The Swiss Federal Prosecutor had initiated a “US attacks” task force of federal and cantonal police units in the days after September 11 to lead the investigations in Switzerland.

According to reports in the Swiss media over the past 10 days, the request for Swiss help could be directed against the alleged financial network of Washington’s prime suspect in the attacks, Osama bin Laden, and his al-Qaida organisation, as well as other organisations possibly linked to al-Qaida.

Swiss authorities confirmed last week that they had frozen a bank account that could be linked to the attacks. According to “Blick”, a Zurich-based daily, a second account was frozen over the weekend. It is unknown in whose name(s) the accounts are being held.

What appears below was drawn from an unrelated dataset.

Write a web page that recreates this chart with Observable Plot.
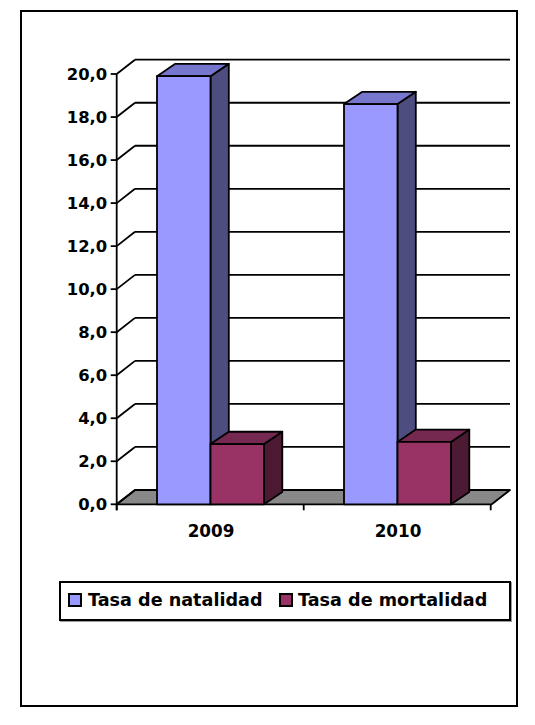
<!DOCTYPE html>
<html>
<head>
<meta charset="utf-8">
<script src="https://cdn.jsdelivr.net/npm/d3@7"></script>
<script src="https://cdn.jsdelivr.net/npm/@observablehq/plot@0.6"></script>
<style>
  body { margin: 0; background: #fff; font-family: "DejaVu Sans", sans-serif; }
  #frame { position: absolute; left: 20px; top: 10px; width: 498px; height: 697px; border: 2px solid #000; box-sizing: border-box; }
  #chart { position: absolute; left: 0; top: 0; }
  #legend { position: absolute; left: 59px; top: 581px; width: 452px; height: 40px; border: 2px solid #000; box-sizing: border-box; box-shadow: 1px 1px 0 #999; background: #fff; }
  .item { position: absolute; top: 0; font-weight: bold; font-size: 17.6px; line-height: 1; white-space: nowrap; }
  .sw { position: absolute; width: 14px; height: 14px; border: 2px solid #000; box-sizing: border-box; }
</style>
</head>
<body>
<div id="frame"></div>
<div id="chart"></div>
<div id="legend"></div>
<script>
// ---- data ----
const years = ["2009", "2010"];
const natalidad = [19.9, 18.6];
const mortalidad = [2.8, 2.9];
const seriesNames = ["Tasa de natalidad", "Tasa de mortalidad"];
const yTicks = [0, 2, 4, 6, 8, 10, 12, 14, 16, 18, 20];

const data = years.flatMap((year, i) => [
  {year, series: seriesNames[0], value: natalidad[i]},
  {year, series: seriesNames[1], value: mortalidad[i]}
]);

// ---- styles ----
const faceColors = {
  [seriesNames[0]]: {front: "#9999FF", top: "#7676CC", side: "#4D4D80"},
  [seriesNames[1]]: {front: "#993366", top: "#752850", side: "#4C1A33"}
};
const fmt = d => d.toFixed(1).replace(".", ",");
const SW = 1.8;
const WALL = [18.3, -14.3];  // depth offset of walls / floor
const BAR = [18.3, -12.3];   // depth offset of bars

function scene(index, scales, values, dims) {
  const {x, y} = scales;
  const bw = x.bandwidth();
  const step = x.step();
  const X0 = dims.marginLeft, X1 = dims.width - dims.marginRight;
  const Y0 = y(0);
  const g = d3.create("svg:g").attr("stroke", "#000").attr("stroke-width", SW).attr("stroke-linejoin", "round");
  const poly = (pts, fill) => g.append("polygon").attr("points", pts.map(p => p.join(",")).join(" ")).attr("fill", fill);
  const line = (x1, y1, x2, y2) => g.append("line").attr("x1", x1).attr("y1", y1).attr("x2", x2).attr("y2", y2);

  // floor
  poly([[X0, Y0], [X1, Y0], [X1 + WALL[0], Y0 + WALL[1]], [X0 + WALL[0], Y0 + WALL[1]]], "#888888");
  // back-wall gridlines and side-wall diagonals
  for (const t of yTicks) {
    const yy = y(t);
    if (t > 0) line(X0 + WALL[0], yy + WALL[1], X1 + WALL[0], yy + WALL[1]);
    line(X0, yy, X0 + WALL[0], yy + WALL[1]);
    line(X0 - 6, yy, X0, yy); // y tick
  }
  // front y axis
  line(X0, y(yTicks[yTicks.length - 1]), X0, Y0 + 6);
  // x ticks at band boundaries
  for (let i = 0; i <= years.length; i++) {
    const xx = X0 + i * step;
    line(xx, Y0, xx, Y0 + 6);
  }
  // bars
  for (const d of data) {
    const k = seriesNames.indexOf(d.series);
    const xa = x(d.year) + k * bw / 2, xb = xa + bw / 2;
    const yt = y(d.value);
    const c = faceColors[d.series];
    poly([[xb, yt], [xb + BAR[0], yt + BAR[1]], [xb + BAR[0], Y0 + BAR[1]], [xb, Y0]], c.side);
    poly([[xa, yt], [xa + BAR[0], yt + BAR[1]], [xb + BAR[0], yt + BAR[1]], [xb, yt]], c.top);
    poly([[xa, yt], [xb, yt], [xb, Y0], [xa, Y0]], c.front);
  }
  return g.node();
}

const chart = Plot.plot({
  width: 535,
  height: 560,
  marginLeft: 116.7,
  marginRight: 43.3,
  marginTop: 74,
  marginBottom: 55.7,
  x: {domain: years, paddingInner: 0.43, paddingOuter: 0.215, axis: null},
  y: {domain: [0, 20], axis: null},
  style: {fontFamily: "DejaVu Sans", background: "transparent"},
  marks: [
    Plot.barY(data, {x: "year", y1: 0, y2: "value", fill: "none", stroke: "none"}),
    scene,
    Plot.text(yTicks, {y: d => d, text: fmt, frameAnchor: "left", dx: -10, textAnchor: "end",
      fontSize: 16.4, fontWeight: "bold", fill: "#000"}),
    Plot.text(years, {x: d => d, text: d => d, frameAnchor: "bottom", dy: 20, lineAnchor: "top",
      fontSize: 16.8, fontWeight: "bold", fill: "#000"})
  ]
});
document.getElementById("chart").appendChild(chart);

// ---- legend ----
const legend = document.getElementById("legend");
const items = [
  {name: seriesNames[0], sw: 68, tx: 88},
  {name: seriesNames[1], sw: 279, tx: 298}
];
for (const it of items) {
  const s = document.createElement("div");
  s.className = "sw";
  s.style.left = (it.sw - 61) + "px";
  s.style.top = (593 - 583) + "px";
  s.style.background = faceColors[it.name].front;
  legend.appendChild(s);
  const t = document.createElement("div");
  t.className = "item";
  t.style.left = (it.tx - 61) + "px";
  t.style.top = (591.5 - 583) + "px";
  t.textContent = it.name;
  legend.appendChild(t);
}
</script>
</body>
</html>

Another lead could be to Al Taqwa Management Organization, a trade and services company based in the Swiss city of Lugano, and with offices in the off-shore centres of Malta and the Bahamas. Swiss media reported that Al Taqwa’s ties were being investigated.

Links to extremist groups denied

Al Taqwa’s owner, Youssef Nada, has denied the allegations, as well as possible links to extremist Islamic groups.

A spokesman in the Ministry of Finance, Dieter Leutwyler, confirmed a report in the Zurich-based Sunday weekly, “Sonntags-Zeitung”, that Switzerland’s Money Laundering Control Authority last week requested Al Taqwa to submit a detailed report on their areas of commercial operations within 20 days.

If the activities were seen to include banking or financial transactions, Al Taqwa would have to cease operations and be faced with sanctions because it failed to comply with Switzerland’s financial market regulations. Leutwyler, however, emphasised that, at this stage, these were no more than speculations.

Al Taqwa had been certified by the Swiss Federal Banking Commission last year to be neither a bank nor a financial intermediary – in other words, to fall outside the country’s money laundering control mechanisms. But reports in “Blick” and other Swiss media, allegedly based on foreign secret service reports, suggested last week that “millions” of bin Laden’s funds had been moved through Al Taqwa.

Other possible areas covered by the US request for judicial assistance could concern “sleepers”, i.e. suspected members of the terrorist network who are or have been waiting to be “activated” while residing in Switzerland. At least on of the suspected hijackers of flight American Airlines 11, which crashed into the WTC, had passed through Zurich in recent times.

Swiss authorities are also investigating the possibility that terrorists made millions of US Dollars with their insider knowledge of the impending disaster using Switzerland’s financial market among others. It could not be ascertained if the US request for judicial assistance covers these suspected market activities as well.